For the past couple of months I have been working with Rawligion, based here in London, on developing a new line of desserts for their menu. The bonus feature of that job has been messing around with young coconut meat.
- For many years, young coconuts were very difficult to buy over here and, when you could, they were expensive. So I never got into playing around with them and learning about their culinary properties. That’s all changed now as you can easily get young coconut meat from Ocado ( in the UK ) and I know it’s relatively easy to get in the US too.
- This tart is very easy to make and would be a fantastic accompaniment to any picnic or end of Summer bash you might be planning. It’s lighter than raw desserts tend to be and, due to the lovely, tart passionfruit, it’s fresh and clean tasting too. The chocolate crust keeps the richness you’d expect from a dessert, but it balances with the cream to create a well-rounded bite every time.
Chocolate Crust
Makes 6 tartlets
60g ( ½ cup tightly packed ) ground almonds
70g ( ¾ cup ) tigernut, oat or almond flour
60g ( ½ cup ) cacao powder
100g ( ½ cup tightly packed ) coconut sugar, powdered
50g ( scant ¼ cup ) cacao butter, melted
30g ( 2 tbsp ) water, as needed to bind
Method
- In a food processor, blend the first set of ingredient to combine well.

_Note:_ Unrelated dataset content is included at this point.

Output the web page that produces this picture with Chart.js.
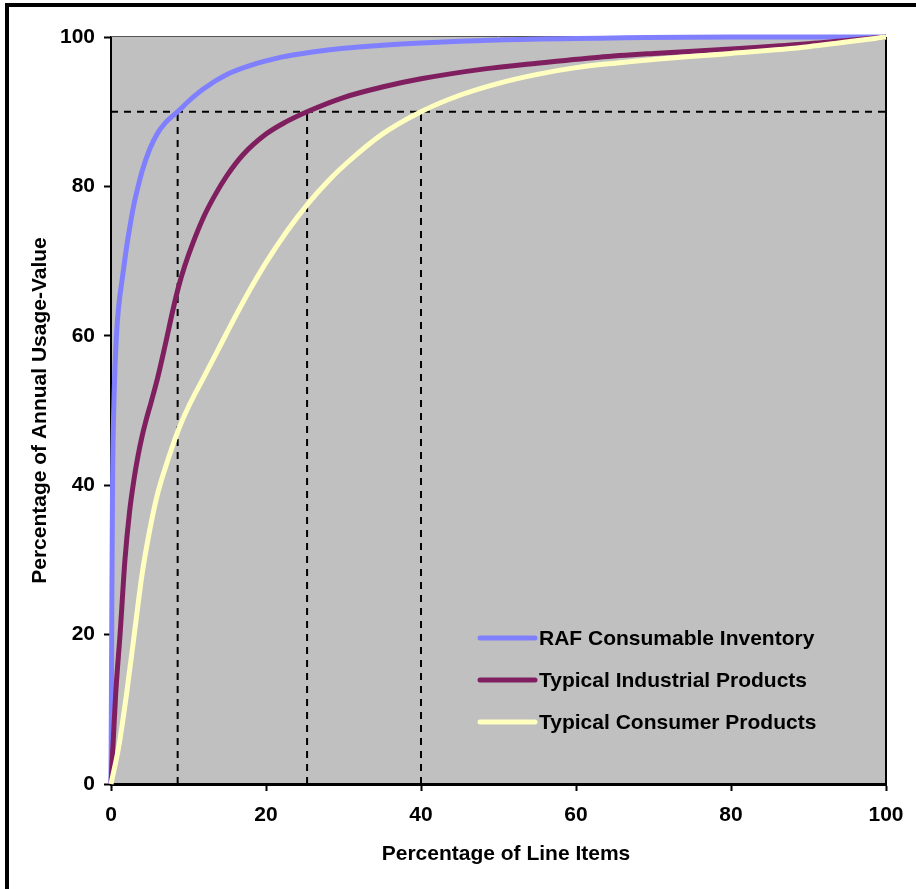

- Add the second set of ingredients and pulse to mix. The mix should come together, but not be so moist that it forms into a ball in the machine.

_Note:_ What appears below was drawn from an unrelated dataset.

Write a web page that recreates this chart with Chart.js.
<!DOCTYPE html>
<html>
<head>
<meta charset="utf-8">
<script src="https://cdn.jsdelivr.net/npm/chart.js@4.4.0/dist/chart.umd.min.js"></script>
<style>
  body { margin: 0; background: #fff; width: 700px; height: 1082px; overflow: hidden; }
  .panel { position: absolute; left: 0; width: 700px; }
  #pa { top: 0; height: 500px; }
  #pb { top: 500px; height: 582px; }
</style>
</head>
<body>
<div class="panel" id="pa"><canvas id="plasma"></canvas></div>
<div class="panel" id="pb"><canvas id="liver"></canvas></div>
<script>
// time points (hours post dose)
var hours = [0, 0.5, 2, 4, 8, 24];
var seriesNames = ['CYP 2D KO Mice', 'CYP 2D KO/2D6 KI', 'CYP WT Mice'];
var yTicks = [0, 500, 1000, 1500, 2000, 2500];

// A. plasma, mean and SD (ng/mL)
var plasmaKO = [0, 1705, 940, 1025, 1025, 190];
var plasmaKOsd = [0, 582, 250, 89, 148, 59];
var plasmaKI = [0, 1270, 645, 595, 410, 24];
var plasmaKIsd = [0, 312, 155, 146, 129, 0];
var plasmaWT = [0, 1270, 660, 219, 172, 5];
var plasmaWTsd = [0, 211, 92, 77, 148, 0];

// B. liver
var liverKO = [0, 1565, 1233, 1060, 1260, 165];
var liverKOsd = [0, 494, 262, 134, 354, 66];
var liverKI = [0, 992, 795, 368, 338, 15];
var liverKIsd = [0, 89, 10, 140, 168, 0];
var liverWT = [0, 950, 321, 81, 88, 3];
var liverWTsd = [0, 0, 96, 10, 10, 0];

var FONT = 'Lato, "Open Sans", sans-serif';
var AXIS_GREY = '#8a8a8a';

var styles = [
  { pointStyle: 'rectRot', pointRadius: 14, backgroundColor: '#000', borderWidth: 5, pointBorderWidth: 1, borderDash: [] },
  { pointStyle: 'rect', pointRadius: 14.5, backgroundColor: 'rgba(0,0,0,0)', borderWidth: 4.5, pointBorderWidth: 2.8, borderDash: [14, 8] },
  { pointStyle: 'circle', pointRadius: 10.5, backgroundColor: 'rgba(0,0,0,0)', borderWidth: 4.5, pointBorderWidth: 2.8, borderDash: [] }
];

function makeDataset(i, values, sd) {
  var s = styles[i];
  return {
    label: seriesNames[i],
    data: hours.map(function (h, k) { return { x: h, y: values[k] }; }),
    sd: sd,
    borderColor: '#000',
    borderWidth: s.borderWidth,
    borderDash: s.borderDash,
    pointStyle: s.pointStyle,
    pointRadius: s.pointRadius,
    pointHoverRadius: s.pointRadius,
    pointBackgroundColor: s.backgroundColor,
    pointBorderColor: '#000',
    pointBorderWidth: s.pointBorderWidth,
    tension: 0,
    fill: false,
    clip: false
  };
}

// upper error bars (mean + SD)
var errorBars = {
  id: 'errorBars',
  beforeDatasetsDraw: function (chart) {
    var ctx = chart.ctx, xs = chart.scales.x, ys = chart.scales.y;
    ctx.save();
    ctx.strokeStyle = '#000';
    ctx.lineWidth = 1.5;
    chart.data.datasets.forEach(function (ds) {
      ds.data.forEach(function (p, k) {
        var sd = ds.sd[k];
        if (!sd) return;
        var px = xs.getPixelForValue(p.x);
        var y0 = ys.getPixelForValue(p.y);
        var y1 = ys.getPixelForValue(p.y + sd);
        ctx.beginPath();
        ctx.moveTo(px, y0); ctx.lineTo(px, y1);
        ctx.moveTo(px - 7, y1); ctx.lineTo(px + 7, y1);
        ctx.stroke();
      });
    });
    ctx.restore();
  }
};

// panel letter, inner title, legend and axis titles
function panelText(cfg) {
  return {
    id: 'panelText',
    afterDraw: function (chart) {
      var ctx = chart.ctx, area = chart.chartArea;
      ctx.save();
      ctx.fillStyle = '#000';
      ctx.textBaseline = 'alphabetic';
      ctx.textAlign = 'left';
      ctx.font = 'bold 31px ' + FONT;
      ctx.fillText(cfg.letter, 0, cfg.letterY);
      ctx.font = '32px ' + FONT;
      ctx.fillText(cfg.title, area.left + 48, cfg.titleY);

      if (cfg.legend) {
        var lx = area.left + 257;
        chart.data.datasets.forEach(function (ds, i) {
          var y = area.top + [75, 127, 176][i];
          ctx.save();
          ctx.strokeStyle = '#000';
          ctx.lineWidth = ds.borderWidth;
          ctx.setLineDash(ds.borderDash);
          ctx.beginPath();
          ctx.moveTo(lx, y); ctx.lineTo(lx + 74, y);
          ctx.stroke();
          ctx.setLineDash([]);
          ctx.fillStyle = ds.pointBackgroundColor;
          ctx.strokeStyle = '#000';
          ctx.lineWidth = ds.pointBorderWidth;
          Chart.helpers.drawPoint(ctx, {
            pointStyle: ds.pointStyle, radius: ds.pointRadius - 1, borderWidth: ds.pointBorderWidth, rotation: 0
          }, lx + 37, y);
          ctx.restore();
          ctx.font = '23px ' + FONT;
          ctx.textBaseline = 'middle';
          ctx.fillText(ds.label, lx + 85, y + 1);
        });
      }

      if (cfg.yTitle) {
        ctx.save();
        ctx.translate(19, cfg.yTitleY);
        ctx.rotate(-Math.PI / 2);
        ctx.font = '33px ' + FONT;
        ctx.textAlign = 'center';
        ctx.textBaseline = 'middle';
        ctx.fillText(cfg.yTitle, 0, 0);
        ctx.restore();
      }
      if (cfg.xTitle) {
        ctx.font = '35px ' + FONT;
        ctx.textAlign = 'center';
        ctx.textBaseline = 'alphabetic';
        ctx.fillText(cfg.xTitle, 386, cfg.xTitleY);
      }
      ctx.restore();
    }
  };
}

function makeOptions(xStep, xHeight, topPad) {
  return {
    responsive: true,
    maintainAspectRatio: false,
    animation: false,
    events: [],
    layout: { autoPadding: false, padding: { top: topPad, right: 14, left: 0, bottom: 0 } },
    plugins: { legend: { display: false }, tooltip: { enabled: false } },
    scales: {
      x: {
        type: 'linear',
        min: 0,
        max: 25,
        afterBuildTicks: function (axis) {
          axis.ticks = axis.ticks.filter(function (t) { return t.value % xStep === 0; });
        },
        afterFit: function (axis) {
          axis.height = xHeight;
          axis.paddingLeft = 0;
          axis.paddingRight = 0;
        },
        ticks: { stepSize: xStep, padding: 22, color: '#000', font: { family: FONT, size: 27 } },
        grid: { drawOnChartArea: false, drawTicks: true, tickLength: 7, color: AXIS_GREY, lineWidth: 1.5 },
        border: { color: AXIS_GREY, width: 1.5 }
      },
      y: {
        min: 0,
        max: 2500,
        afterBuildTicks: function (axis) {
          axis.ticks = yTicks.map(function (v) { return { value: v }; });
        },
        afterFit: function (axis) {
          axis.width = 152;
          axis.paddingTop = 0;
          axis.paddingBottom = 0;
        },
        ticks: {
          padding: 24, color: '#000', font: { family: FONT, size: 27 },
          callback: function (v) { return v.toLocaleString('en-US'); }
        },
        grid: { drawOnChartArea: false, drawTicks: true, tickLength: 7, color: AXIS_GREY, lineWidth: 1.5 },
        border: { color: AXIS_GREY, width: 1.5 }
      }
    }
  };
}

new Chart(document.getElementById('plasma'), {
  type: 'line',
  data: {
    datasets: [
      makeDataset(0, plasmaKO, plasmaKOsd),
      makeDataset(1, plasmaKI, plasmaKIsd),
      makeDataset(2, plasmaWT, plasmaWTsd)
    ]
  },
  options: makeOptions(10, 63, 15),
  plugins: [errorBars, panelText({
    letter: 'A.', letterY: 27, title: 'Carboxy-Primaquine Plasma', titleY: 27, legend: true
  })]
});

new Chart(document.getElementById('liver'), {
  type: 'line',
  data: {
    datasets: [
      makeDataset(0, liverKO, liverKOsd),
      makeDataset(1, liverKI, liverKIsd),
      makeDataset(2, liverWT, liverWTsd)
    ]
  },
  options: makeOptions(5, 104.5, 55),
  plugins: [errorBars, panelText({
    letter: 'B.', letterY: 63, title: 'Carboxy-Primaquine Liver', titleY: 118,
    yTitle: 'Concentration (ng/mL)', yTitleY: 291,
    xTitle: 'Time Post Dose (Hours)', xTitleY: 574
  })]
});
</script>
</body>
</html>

- Line the tart tins with cling film, or use a greaseproof paper, and press the crust into the base, bringing it up the sides. Dampen your fingers as needed to smooth it out and keep it from sticking to your hands as you work it into the shell. Don’t over moisten your hands and dampen the crust too much.

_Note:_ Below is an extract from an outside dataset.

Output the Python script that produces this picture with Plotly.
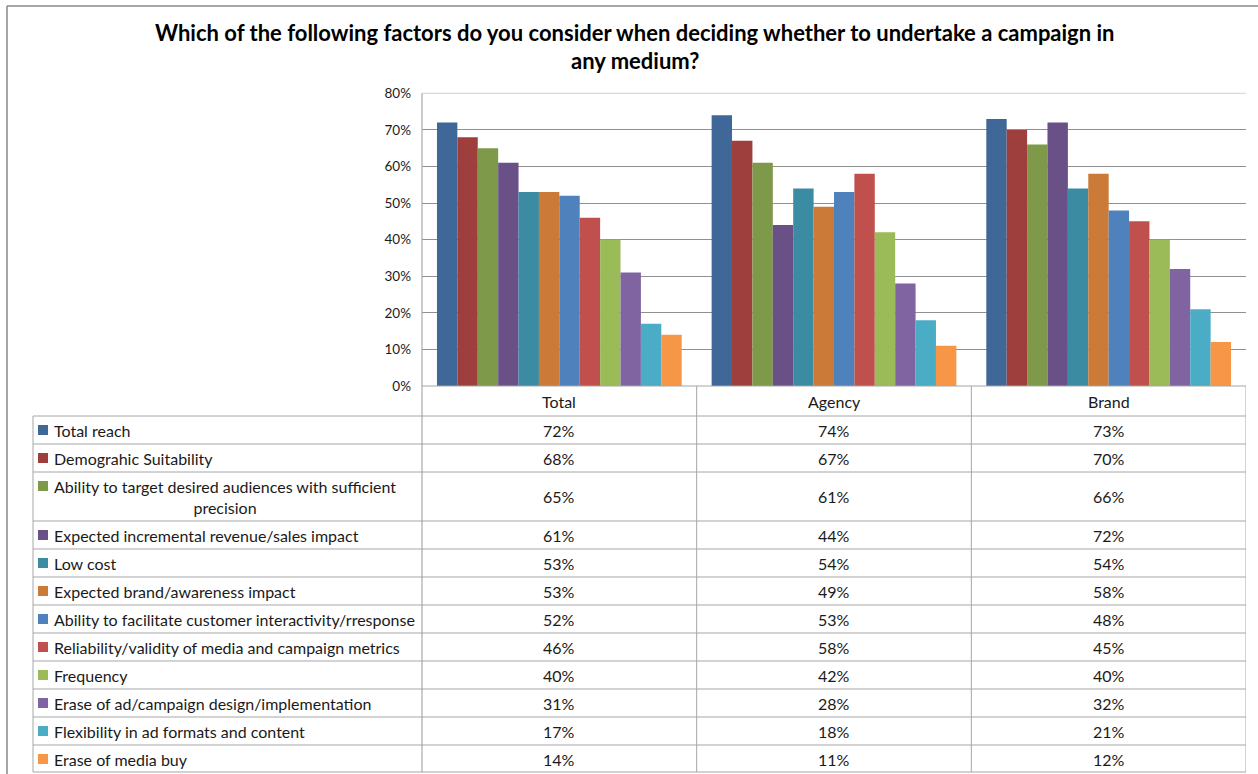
import textwrap
import plotly.graph_objects as go

# ---- data -------------------------------------------------------------
categories = ["Total", "Agency", "Brand"]
factors = [
    "Total reach",
    "Demograhic Suitability",
    "Ability to target desired audiences with sufficient precision",
    "Expected incremental revenue/sales impact",
    "Low cost",
    "Expected brand/awareness impact",
    "Ability to facilitate customer interactivity/rresponse",
    "Reliability/validity of media and campaign metrics",
    "Frequency",
    "Erase of ad/campaign design/implementation",
    "Flexibility in ad formats and content",
    "Erase of media buy",
]
total = [72, 68, 65, 61, 53, 53, 52, 46, 40, 31, 17, 14]
agency = [74, 67, 61, 44, 54, 49, 53, 58, 42, 28, 18, 11]
brand = [73, 70, 66, 72, 54, 58, 48, 45, 40, 32, 21, 12]
y_ticks = [0, 10, 20, 30, 40, 50, 60, 70, 80]

colors = [
    "#3F6898", "#9E3F3D", "#7F994A", "#695087", "#3B8BA3", "#CB7A38",
    "#4F81BD", "#C0504D", "#9BBB59", "#8064A2", "#4BACC6", "#F79646",
]

title_lines = [
    "Which of the following factors do you consider when deciding whether to undertake a campaign in",
    "any medium?",
]

# ---- page geometry (pixels) -------------------------------------------
W, H = 1258, 774
FONT = "Lato"
LINE = "#a6a6a6"
TEXT = "#1a1a1a"


def px(x):
    return x / W


def py(y):
    return 1 - y / H


plot_left, plot_right = 422, 1246
plot_top, plot_bottom = 93.3, 386
header_bottom = 416
table_left = 33

fig = go.Figure()

series_by_cat = list(zip(total, agency, brand))
for name, color, vals in zip(factors, colors, series_by_cat):
    fig.add_trace(
        go.Bar(
            name=name,
            x=categories,
            y=[v / 100 for v in vals],
            marker=dict(color=color, line=dict(width=0)),
            hoverinfo="x+y+name",
        )
    )

shapes = []
annotations = []


def hline(y, x0, x1, color=LINE, width=1, xref="paper"):
    shapes.append(dict(type="line", xref=xref, yref="paper", x0=x0, x1=x1,
                       y0=py(y), y1=py(y), line=dict(color=color, width=width)))


def vline(x, y0, y1, color=LINE, width=1, xref="paper"):
    shapes.append(dict(type="line", xref=xref, yref="paper", x0=x, x1=x,
                       y0=py(y0), y1=py(y1), line=dict(color=color, width=width)))


# outer chart frame
vline(px(7), 6, H, color="#888888", width=1.5)
hline(6, px(7), 1.0, color="#888888", width=1.5)

# lighter top edge of the plot area
hline(plot_top, px(plot_left), px(plot_right), color="#d0d0d0")

# data table rows
wrapped = [textwrap.wrap(f, 55) for f in factors]
row_edges = [header_bottom]
for lines in wrapped:
    row_edges.append(row_edges[-1] + 28 + 21 * (len(lines) - 1))
table_bottom = row_edges[-1] - 1

# horizontal rules
hline(plot_bottom, px(plot_left), px(plot_right))
for y in row_edges[:-1] + [table_bottom]:
    hline(y, px(table_left), px(plot_right))

# vertical rules
vline(px(plot_left), plot_top, table_bottom, color="#999999")
vline(px(table_left), header_bottom, table_bottom)
for k in range(1, len(categories) + 1):
    vline(k - 0.5, plot_bottom, table_bottom, xref="x")

# column headers
for cat in categories:
    annotations.append(dict(x=cat, xref="x", y=py((plot_bottom + header_bottom) / 2),
                            yref="paper", text=cat, showarrow=False,
                            font=dict(family=FONT, size=16, color=TEXT),
                            xanchor="center", yanchor="middle"))

# table body
for i, (lines, color) in enumerate(zip(wrapped, colors)):
    y0, y1 = row_edges[i], row_edges[i + 1]
    yc = (y0 + y1) / 2
    # legend key
    first_line_y = yc if len(lines) == 1 else y0 + 14
    shapes.append(dict(type="rect", xref="paper", yref="paper",
                       x0=px(38), x1=px(48), y0=py(first_line_y + 5), y1=py(first_line_y - 5),
                       fillcolor=color, line=dict(width=0)))
    annotations.append(dict(x=px(52), xref="paper", y=py(yc), yref="paper",
                            text="<br>".join(lines), showarrow=False, align="center",
                            font=dict(family=FONT, size=16, color=TEXT),
                            xanchor="left", yanchor="middle"))
    for cat, vals in zip(categories, (total, agency, brand)):
        annotations.append(dict(x=cat, xref="x", y=py(yc), yref="paper",
                                text=f"{vals[i]}%", showarrow=False,
                                font=dict(family=FONT, size=16, color=TEXT),
                                xanchor="center", yanchor="middle"))

# title
for j, line in enumerate(title_lines):
    annotations.append(dict(x=px(635), xref="paper", y=py(32 + 28 * j), yref="paper",
                            text=f"<b>{line}</b>", showarrow=False,
                            font=dict(family=FONT, size=22, color="#000000"),
                            xanchor="center", yanchor="middle"))

fig.update_layout(
    width=W, height=H, autosize=False,
    margin=dict(l=0, r=0, t=0, b=0, pad=0, autoexpand=False),
    paper_bgcolor="white", plot_bgcolor="white",
    barmode="group", bargap=0.109, bargroupgap=0,
    showlegend=False,
    shapes=shapes, annotations=annotations,
    xaxis=dict(domain=[px(plot_left), px(plot_right)], range=[-0.5, 2.5],
               showticklabels=False, showgrid=False, showline=False, zeroline=False,
               fixedrange=True),
    yaxis=dict(domain=[py(plot_bottom), py(plot_top)], range=[0, 0.8],
               tickvals=[t / 100 for t in y_ticks],
               ticktext=[f"{t}%" for t in y_ticks],
               tickfont=dict(family=FONT, size=13.5, color=TEXT),
               showgrid=True, gridcolor="#909090", gridwidth=1,
               zeroline=False, showline=False, ticks="", ticklabelstandoff=10,
               fixedrange=True),
)

fig.write_html("out.html")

- Pop in the freezer while you make the filling.
- If you prefer a dry, crisp shell, dehydrate them for 3 – 6 hours at 115f.
Passionfruit Custard
Makes 6 mini tartlets
300g ( 1 ½ cups ) coconut meat, pat dry
200g ( 1 ¾ cups ) cashews – soaked 1 hour and rinsed
150g ( ½ cup ) honey
200ml ( 2 ½ cups ) passionfruit juice
4 tbsp lemon juice
4 drops vanilla Medicine Flower Extract or ½ tsp powder
1 tsp turmeric powder ( optional for colour )
Pinch salt
75g ( ⅓ cup ) coconut oil, melted
50g ( ¼ cup ) cacao butter, melted
Method
- Blend all ingredients until smooth in a high speed blender. Use tamper if needed to keep it moving.
- Pour into the prepared crusts and set in the freezer for 20 mins or until firm to the touch in the centre of the tart.
- Serve with fresh passionfruit and shaved chocolate.